┏━━

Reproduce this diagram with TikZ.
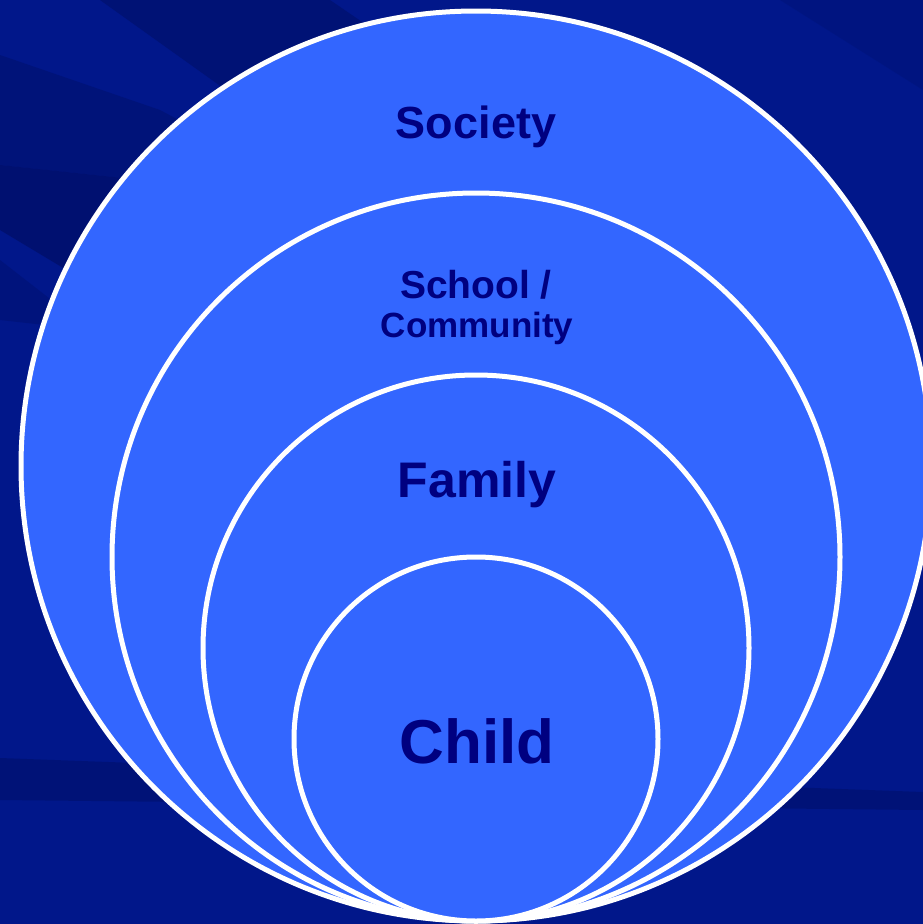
\documentclass[tikz,border=0pt]{standalone}
\usepackage{fontspec}
\setmainfont{Liberation Sans}

\definecolor{bgblue}{HTML}{01178A}
\definecolor{darkstreak}{HTML}{000C5C}
\definecolor{ringblue}{HTML}{3366FF}
\definecolor{labelnavy}{HTML}{000080}

\tikzset{
  ring/.style={fill=ringblue, draw=white, line width=5pt},
  ringlabel/.style={text=labelnavy, anchor=base, inner sep=0pt, font=\bfseries}
}

\begin{document}
\begin{tikzpicture}[x=1pt, y=-1pt]

\useasboundingbox (0, 0) rectangle (923, 924);
\clip (0, 0) rectangle (923, 924);

% draw the background
\fill[bgblue] (0, 0) rectangle (923, 924);
\fill[darkstreak, opacity=0.45] (100, 0) -- (330, 0) -- (520, 130) -- (380, 200) -- cycle;
\fill[darkstreak, opacity=0.35] (0, 55) -- (160, 110) -- (330, 200) -- (0, 165) -- cycle;
\fill[darkstreak, opacity=0.55] (0, 165) -- (330, 200) -- (100, 290) -- (0, 230) -- cycle;
\fill[darkstreak, opacity=0.3] (0, 260) -- (90, 330) -- (0, 320) -- cycle;
\fill[darkstreak, opacity=0.4] (0, 758) -- (923, 792) -- (923, 810) -- (0, 800) -- cycle;
\fill[darkstreak, opacity=0.2] (780, 0) -- (923, 0) -- (923, 90) -- cycle;

% draw the rings, outer first
\draw[ring] (476, 466) circle (455);
\draw[ring] (476, 557) circle (364);
\draw[ring] (476, 648) circle (273);
\draw[ring] (476, 739) circle (182);

% draw the labels
\node[ringlabel, font=\bfseries\fontsize{45}{49}\selectfont] (society) at (476, 138) {Society};
\node[ringlabel, font=\bfseries\fontsize{39}{43}\selectfont] (school) at (476, 298) {School /};
\node[ringlabel, font=\bfseries\fontsize{35}{39}\selectfont] (community) at (477, 337) {Community};
\node[ringlabel, font=\bfseries\fontsize{50}{55}\selectfont] (family) at (477, 497) {Family};
\node[ringlabel, font=\bfseries\fontsize{62}{68}\selectfont] (child) at (477, 763) {Child};

\end{tikzpicture}
\end{document}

┗━━

- [Aim]
Transcribe the material exactly, and leave out whatever pictures it holds.

- [Task response]
Reproduce this diagram with TikZ.
\documentclass[tikz,border=0pt]{standalone}
\usepackage{fontspec}
\setmainfont{Liberation Sans}

\definecolor{bgblue}{HTML}{01178A}
\definecolor{darkstreak}{HTML}{000C5C}
\definecolor{ringblue}{HTML}{3366FF}
\definecolor{labelnavy}{HTML}{000080}

\tikzset{
  ring/.style={fill=ringblue, draw=white, line width=5pt},
  ringlabel/.style={text=labelnavy, anchor=base, inner sep=0pt, font=\bfseries}
}

\begin{document}
\begin{tikzpicture}[x=1pt, y=-1pt]

\useasboundingbox (0, 0) rectangle (923, 924);
\clip (0, 0) rectangle (923, 924);

% draw the background
\fill[bgblue] (0, 0) rectangle (923, 924);
\fill[darkstreak, opacity=0.45] (100, 0) -- (330, 0) -- (520, 130) -- (380, 200) -- cycle;
\fill[darkstreak, opacity=0.35] (0, 55) -- (160, 110) -- (330, 200) -- (0, 165) -- cycle;
\fill[darkstreak, opacity=0.55] (0, 165) -- (330, 200) -- (100, 290) -- (0, 230) -- cycle;
\fill[darkstreak, opacity=0.3] (0, 260) -- (90, 330) -- (0, 320) -- cycle;
\fill[darkstreak, opacity=0.4] (0, 758) -- (923, 792) -- (923, 810) -- (0, 800) -- cycle;
\fill[darkstreak, opacity=0.2] (780, 0) -- (923, 0) -- (923, 90) -- cycle;

% draw the rings, outer first
\draw[ring] (476, 466) circle (455);
\draw[ring] (476, 557) circle (364);
\draw[ring] (476, 648) circle (273);
\draw[ring] (476, 739) circle (182);

% draw the labels
\node[ringlabel, font=\bfseries\fontsize{45}{49}\selectfont] (society) at (476, 138) {Society};
\node[ringlabel, font=\bfseries\fontsize{39}{43}\selectfont] (school) at (476, 298) {School /};
\node[ringlabel, font=\bfseries\fontsize{35}{39}\selectfont] (community) at (477, 337) {Community};
\node[ringlabel, font=\bfseries\fontsize{50}{55}\selectfont] (family) at (477, 497) {Family};
\node[ringlabel, font=\bfseries\fontsize{62}{68}\selectfont] (child) at (477, 763) {Child};

\end{tikzpicture}
\end{document}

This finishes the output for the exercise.